Alors qu'il devait se rendre en Haïti à la suite du séisme, en janvier 2010, une décision de justice, intervenue au moment où le navire faisait escale au port de Fort-de-France l'avait bloqué sur place, après une procédure intentée par deux créanciers américains du bateau. L'État, tout comme le Grand port, n'avaient alors eu d'autre choix que de garder le navire à quai, mais a cherché à faire récupérer le « Cosette ». En vain. En 2012, il a changé de stratégie et lancé une procédure de déchéance de propriété, condition obligatoire pour pouvoir intervenir. Cette procédure a pris beaucoup de temps, pour n'aboutir que le 1er novembre 2014, à un moment où l'état de l'épave était devenu très inquiétant. Quelques jours plus tard, faisant suite à l'aggravation des infiltrations d'eau constatées sur le « Cosette », le préfet a pris la décision de faire couler le navire au large de la côte Caraïbe, alors que le ministère annonçait, la veille encore, sa volonté de convoyer le bateau jusqu'en métropole, pour qu'il y soit déconstruit. L'expert maritime, mandaté par le Grand port pour contrôler l'état de dépollution du navire, affirme, avec certitude, qu'il n'y a plus rien de nocif sur ce bateau.

Cependant, de nombreuses associations et des élus locaux s'inquiètent. Les marins-pêcheurs du Nord-Caraïbe, déjà très impactés par le drame du chlordécone, sont également très préoccupés et affirment que, là aussi, les conséquences négatives de cette décision pourraient apparaître à long terme.

Elle lui demande donc si elle peut prescrire une enquête indépendante pour que la lumière soit faite sur le sujet.

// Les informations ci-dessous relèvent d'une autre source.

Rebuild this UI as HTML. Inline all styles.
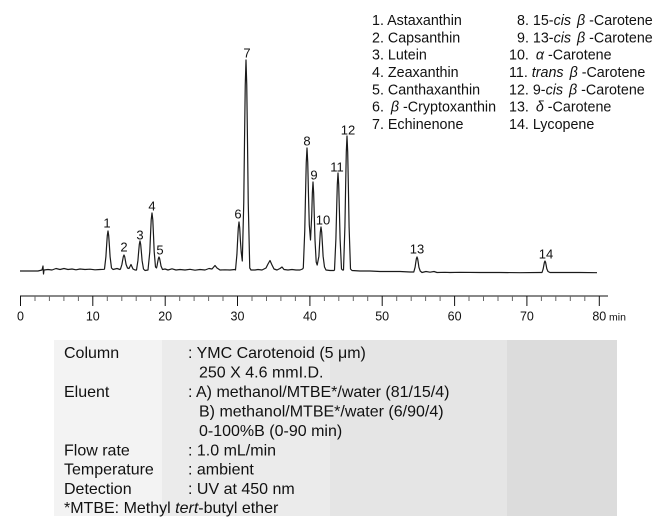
<!DOCTYPE html>
<html><head><meta charset="utf-8"><style>
html,body{margin:0;padding:0;background:#fff;}
svg{display:block;}
text{font-family:"Liberation Sans",Arial,sans-serif;fill:#111;}
</style></head><body>
<svg width="666" height="519" viewBox="0 0 666 519" xmlns="http://www.w3.org/2000/svg">
<!-- bottom panel -->
<rect x="54" y="340" width="108" height="176" fill="#f3f3f3"/>
<rect x="162" y="340" width="168" height="176" fill="#ebebeb"/>
<rect x="330" y="340" width="177" height="176" fill="#e5e5e5"/>
<rect x="507" y="340" width="110" height="176" fill="#dcdcdc"/>

<!-- chromatogram -->
<path fill="none" stroke="#1a1a1a" stroke-width="1.2" stroke-linejoin="round" d="M20,271 L38,271 L42,270 L43,266 L43.5,274 L44,270 L48,269.5 L52,270 L56,268.5 L60,269.5 L64,268.5 L68,269.5 L72,269 L76,269.8 L80,269 L85,269.5 L90,269.2 L95,269.8 L100,269.5 L104,269.3
L104.5,269 L105.9,256.8 L106.6,245.8 L107.3,235.6 L108,231 L108.7,235.6 L109.4,245.8 L110.1,256.8 L111.5,268 L113,269.5 L117,268.5 L120,269.5
L120.5,269 L121.9,264.5 L122.6,260.5 L123.3,256.7 L124,255 L124.7,256.7 L125.4,260.5 L126.1,264.5 L127.5,268
L129,268.5 L131,264.5 L133,269 L135,270
L136.5,270 L137.9,260.7 L138.6,252.3 L139.3,244.5 L140,241 L140.7,244.5 L141.4,252.3 L142.1,260.7 L143.5,269 L145,270.5 L148,270
L149.8,251.8 L150.5,235.2 L151.2,219.8 L152,213 L152.8,219.8 L153.5,235.2 L154.2,251.8 L155.5,267 L156.5,268
L157.1,265.5 L157.7,262 L158.4,258.5 L159,257 L159.6,258.5 L160.3,262 L161,266 L162.5,269.5
L165,269 L168,270 L172,268.8 L176,270 L180,269.5 L185,270 L190,269.3 L195,270.2 L200,269.5 L205,270 L209,268.5 L212,269 L215,265.5 L217,268 L220,270 L225,269.8 L230,270 L235,269.5
L235.5,270 L236.9,254.6 L237.6,240.7 L238.3,227.8 L239,222 L239.7,227.8 L240.4,240.7 L241.2,252 L242.3,261
L243.75,203 L244.5,142 L245.25,85 L246,60 L246.75,85 L247.5,142 L248.25,203 L249.75,268 L251,270
L255,270 L258,269.5 L262,270 L266,268 L268,264 L270,260.5 L272,265 L274,269 L277,270 L280,268.5 L282,267 L284,269.5 L288,270 L292,269.5 L296,270 L300,270 L302.5,269
L303.3,268 L304.75,231 L305.5,195.6 L306.25,162.6 L307,148 L307.75,162.6 L308.5,195.6 L309.3,225 L310.5,240
L311.7,216 L312.35,193 L313,182 L313.65,193 L314.3,216 L315,240 L316.2,262 L317.2,265
L318.9,256.2 L319.6,243.8 L320.3,232.2 L321,227 L321.7,232.2 L322.4,243.8 L323.1,256.2 L324.5,267 L326,270 L330,270.5 L334,270.5
L334.5,270 L335.9,239 L336.6,210.8 L337.3,184.6 L338,173 L338.7,184.6 L339.4,210.8 L340.1,239 L341.5,269 L342.5,270
L343.5,270 L344.9,227 L345.6,188 L346.3,152 L347,136 L347.7,152 L348.4,188 L349.1,227 L350.5,269 L352,270.5
L360,271 L370,271 L380,271.5 L390,271.5 L400,271.5 L410,272 L413.8,272
L415.1,267.2 L415.7,262.9 L416.35,258.8 L417,257 L417.65,258.8 L418.3,262.9 L418.9,267.2 L420.2,271 L422,272.5 L426,271.5 L430,272.2 L434,271.5 L437,272.5 L445,272.3 L450,272.5 L460,272.3 L480,272.5 L500,272.5 L520,272.7 L540,272.5 L542,272.5
L543.2,268.8 L543.8,265.5 L544.4,262.4 L545,261 L545.6,262.4 L546.2,265.5 L546.8,268.8 L548,271.5 L550,272.5 L560,272.5 L580,272.5 L597,272.7"/>

<!-- peak labels -->
<g font-size="13" text-anchor="middle">
<text x="107" y="227.5">1</text>
<text x="124" y="251.5">2</text>
<text x="140" y="239.5">3</text>
<text x="152" y="210.5">4</text>
<text x="160" y="254.5">5</text>
<text x="238" y="218.5">6</text>
<text x="247" y="57.5">7</text>
<text x="307" y="145.5">8</text>
<text x="314" y="179.5">9</text>
<text x="323" y="224.5">10</text>
<text x="337" y="171.5">11</text>
<text x="348" y="134.5">12</text>
<text x="417" y="253.5">13</text>
<text x="546" y="258.5">14</text>
</g>

<!-- axis -->
<line x1="20" y1="296" x2="608" y2="296" stroke="#111" stroke-width="1"/>
<g stroke="#111" stroke-width="1">
<line x1="20.5" y1="296" x2="20.5" y2="306"/>
<line x1="92.8" y1="296" x2="92.8" y2="306"/>
<line x1="165.2" y1="296" x2="165.2" y2="306"/>
<line x1="237.5" y1="296" x2="237.5" y2="306"/>
<line x1="309.9" y1="296" x2="309.9" y2="306"/>
<line x1="382.2" y1="296" x2="382.2" y2="306"/>
<line x1="454.6" y1="296" x2="454.6" y2="306"/>
<line x1="526.9" y1="296" x2="526.9" y2="306"/>
<line x1="599.3" y1="296" x2="599.3" y2="306"/>
</g>
<g stroke="#666" stroke-width="1">
<line x1="35" y1="296" x2="35" y2="301"/><line x1="49.4" y1="296" x2="49.4" y2="301"/><line x1="63.9" y1="296" x2="63.9" y2="301"/><line x1="78.4" y1="296" x2="78.4" y2="301"/>
<line x1="107.3" y1="296" x2="107.3" y2="301"/><line x1="121.8" y1="296" x2="121.8" y2="301"/><line x1="136.2" y1="296" x2="136.2" y2="301"/><line x1="150.7" y1="296" x2="150.7" y2="301"/>
<line x1="179.7" y1="296" x2="179.7" y2="301"/><line x1="194.1" y1="296" x2="194.1" y2="301"/><line x1="208.6" y1="296" x2="208.6" y2="301"/><line x1="223" y1="296" x2="223" y2="301"/>
<line x1="252" y1="296" x2="252" y2="301"/><line x1="266.5" y1="296" x2="266.5" y2="301"/><line x1="280.9" y1="296" x2="280.9" y2="301"/><line x1="295.4" y1="296" x2="295.4" y2="301"/>
<line x1="324.4" y1="296" x2="324.4" y2="301"/><line x1="338.8" y1="296" x2="338.8" y2="301"/><line x1="353.3" y1="296" x2="353.3" y2="301"/><line x1="367.7" y1="296" x2="367.7" y2="301"/>
<line x1="396.7" y1="296" x2="396.7" y2="301"/><line x1="411.2" y1="296" x2="411.2" y2="301"/><line x1="425.6" y1="296" x2="425.6" y2="301"/><line x1="440.1" y1="296" x2="440.1" y2="301"/>
<line x1="469" y1="296" x2="469" y2="301"/><line x1="483.5" y1="296" x2="483.5" y2="301"/><line x1="498" y1="296" x2="498" y2="301"/><line x1="512.4" y1="296" x2="512.4" y2="301"/>
<line x1="541.4" y1="296" x2="541.4" y2="301"/><line x1="555.8" y1="296" x2="555.8" y2="301"/><line x1="570.3" y1="296" x2="570.3" y2="301"/><line x1="584.8" y1="296" x2="584.8" y2="301"/>
</g>
<g font-size="12.5" text-anchor="middle">
<text x="20.5" y="320.5">0</text>
<text x="92.8" y="320.5">10</text>
<text x="165.2" y="320.5">20</text>
<text x="237.5" y="320.5">30</text>
<text x="309.9" y="320.5">40</text>
<text x="382.2" y="320.5">50</text>
<text x="454.6" y="320.5">60</text>
<text x="526.9" y="320.5">70</text>
<text x="599.3" y="320.5">80</text>
</g>
<text x="609" y="320.5" font-size="10.5">min</text>

<!-- legend -->
<g font-size="14.3">
<text x="372" y="25">1. Astaxanthin</text>
<text x="372" y="42.3">2. Capsanthin</text>
<text x="372" y="59.7">3. Lutein</text>
<text x="372" y="77">4. Zeaxanthin</text>
<text x="372" y="94.3">5. Canthaxanthin</text>
<text x="372" y="111.7">6. <tspan dx="3" font-style="italic">β</tspan> -Cryptoxanthin</text>
<text x="372" y="129">7. Echinenone</text>
<text x="517" y="25">8. 15-<tspan font-style="italic">cis</tspan> <tspan dx="2" font-style="italic">β</tspan> -Carotene</text>
<text x="517" y="42.3">9. 13-<tspan font-style="italic">cis</tspan> <tspan dx="2" font-style="italic">β</tspan> -Carotene</text>
<text x="509" y="59.7">10. <tspan dx="3" font-style="italic">α</tspan> -Carotene</text>
<text x="509" y="77">11. <tspan font-style="italic">trans</tspan> <tspan dx="2" font-style="italic">β</tspan> -Carotene</text>
<text x="509" y="94.3">12. 9-<tspan font-style="italic">cis</tspan> <tspan dx="2" font-style="italic">β</tspan> -Carotene</text>
<text x="509" y="111.7">13. <tspan dx="3" font-style="italic">δ</tspan> -Carotene</text>
<text x="509" y="129">14. Lycopene</text>
</g>

<!-- conditions -->
<g font-size="16">
<text x="64" y="358">Column</text>
<text x="188" y="358">: YMC Carotenoid (5 μm)</text>
<text x="199" y="377.5">250 X 4.6 mmI.D.</text>
<text x="64" y="397">Eluent</text>
<text x="188" y="397">: A) methanol/MTBE*/water (81/15/4)</text>
<text x="199" y="416.5">B) methanol/MTBE*/water (6/90/4)</text>
<text x="199" y="436">0-100%B (0-90 min)</text>
<text x="64" y="455.5">Flow rate</text>
<text x="188" y="455.5">: 1.0 mL/min</text>
<text x="64" y="474.7">Temperature</text>
<text x="188" y="474.7">: ambient</text>
<text x="64" y="494">Detection</text>
<text x="188" y="494">: UV at 450 nm</text>
<text x="64" y="513">*MTBE: Methyl <tspan font-style="italic">tert</tspan>-butyl ether</text>
</g>
</svg>
</body></html>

Pour éviter que ce genre de problématique ne survienne à l'avenir, elle lui demande, en outre, quelles décisions elle pense pouvoir prendre en vue de développer, sans délai, les capacités de démantèlement des bateaux de commerce, de pêche, de servitude et de plaisance hors d'usage sur les villes de Martinique et de Guadeloupe et, plus généralement, de tous les véhicules et bâtiments résidentiels ou industriels hors d'usage, notamment après les épisodes cycloniques.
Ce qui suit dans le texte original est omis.